- **REQUIRED TASK**: Gather each line of the records where "this" appears.

- **RECORDS SHOWN**:
══════════

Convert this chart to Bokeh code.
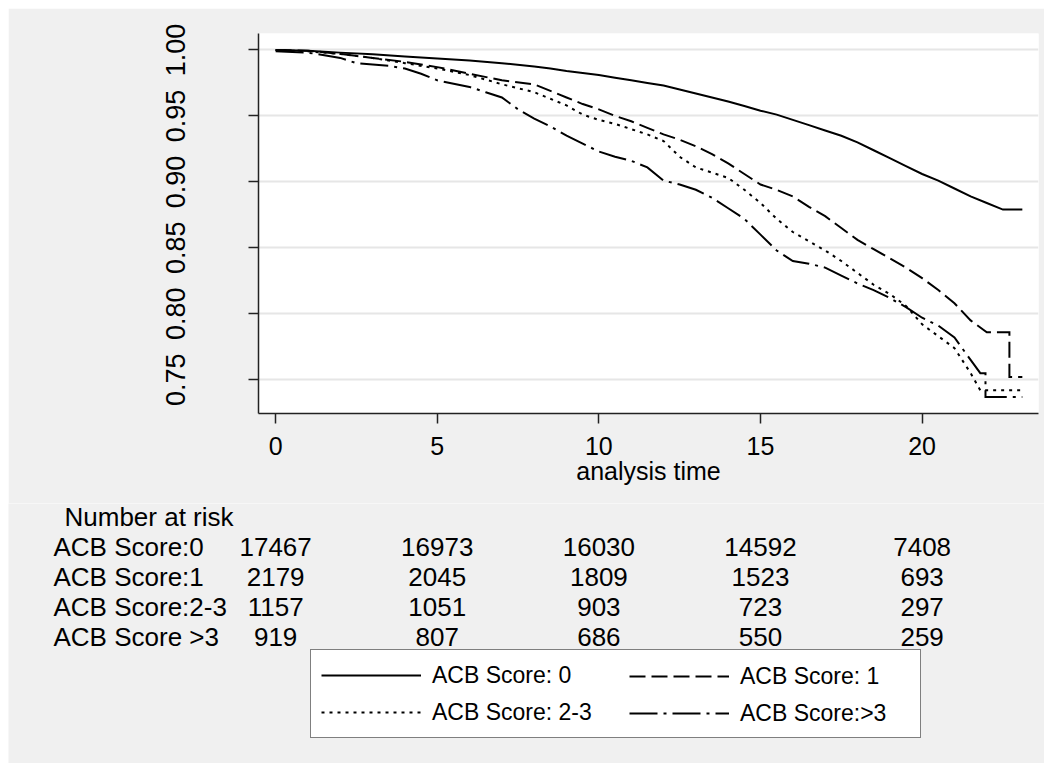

══════════

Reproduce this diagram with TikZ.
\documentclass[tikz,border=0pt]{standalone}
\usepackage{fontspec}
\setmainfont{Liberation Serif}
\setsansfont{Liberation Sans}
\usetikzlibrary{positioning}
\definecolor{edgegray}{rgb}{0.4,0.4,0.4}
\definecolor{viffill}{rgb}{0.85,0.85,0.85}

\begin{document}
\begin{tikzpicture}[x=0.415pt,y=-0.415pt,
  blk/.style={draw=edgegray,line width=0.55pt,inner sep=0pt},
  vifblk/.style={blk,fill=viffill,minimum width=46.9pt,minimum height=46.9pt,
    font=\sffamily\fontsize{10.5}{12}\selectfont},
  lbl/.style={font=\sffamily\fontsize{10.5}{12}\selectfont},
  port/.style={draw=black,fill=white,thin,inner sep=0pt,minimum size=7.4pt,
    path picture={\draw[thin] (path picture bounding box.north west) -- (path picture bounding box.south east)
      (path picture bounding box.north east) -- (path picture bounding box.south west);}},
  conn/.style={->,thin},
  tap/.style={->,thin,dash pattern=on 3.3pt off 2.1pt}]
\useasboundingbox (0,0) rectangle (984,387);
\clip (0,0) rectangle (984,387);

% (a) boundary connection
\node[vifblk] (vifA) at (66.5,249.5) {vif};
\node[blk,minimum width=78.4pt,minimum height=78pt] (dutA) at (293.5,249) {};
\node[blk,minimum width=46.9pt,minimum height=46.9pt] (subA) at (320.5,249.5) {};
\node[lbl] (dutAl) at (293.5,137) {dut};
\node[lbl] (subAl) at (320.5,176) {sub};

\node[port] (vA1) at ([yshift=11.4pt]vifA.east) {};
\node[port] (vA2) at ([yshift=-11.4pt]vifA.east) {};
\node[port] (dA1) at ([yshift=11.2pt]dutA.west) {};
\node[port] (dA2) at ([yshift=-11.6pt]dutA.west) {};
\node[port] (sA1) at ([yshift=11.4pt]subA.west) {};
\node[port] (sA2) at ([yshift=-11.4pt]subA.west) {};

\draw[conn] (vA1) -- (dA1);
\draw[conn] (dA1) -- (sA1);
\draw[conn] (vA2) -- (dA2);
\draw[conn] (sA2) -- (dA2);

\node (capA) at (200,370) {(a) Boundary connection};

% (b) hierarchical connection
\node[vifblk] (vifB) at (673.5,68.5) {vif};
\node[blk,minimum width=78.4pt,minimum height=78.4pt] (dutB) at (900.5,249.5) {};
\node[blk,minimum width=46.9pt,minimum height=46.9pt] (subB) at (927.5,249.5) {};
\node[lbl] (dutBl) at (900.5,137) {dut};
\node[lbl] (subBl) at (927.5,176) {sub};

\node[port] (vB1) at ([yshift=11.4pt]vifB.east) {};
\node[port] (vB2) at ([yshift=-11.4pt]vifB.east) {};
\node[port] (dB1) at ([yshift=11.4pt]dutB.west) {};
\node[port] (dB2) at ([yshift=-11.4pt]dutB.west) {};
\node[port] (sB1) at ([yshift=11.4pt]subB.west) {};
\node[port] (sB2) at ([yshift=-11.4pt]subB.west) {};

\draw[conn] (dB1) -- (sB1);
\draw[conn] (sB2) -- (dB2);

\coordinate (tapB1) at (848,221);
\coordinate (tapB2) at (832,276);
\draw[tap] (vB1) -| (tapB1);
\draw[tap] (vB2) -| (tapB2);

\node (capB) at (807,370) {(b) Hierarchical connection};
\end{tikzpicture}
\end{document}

══════════

- **TASK SOLUTION**:
Convert this chart to Bokeh code.
Reproduce this diagram with TikZ.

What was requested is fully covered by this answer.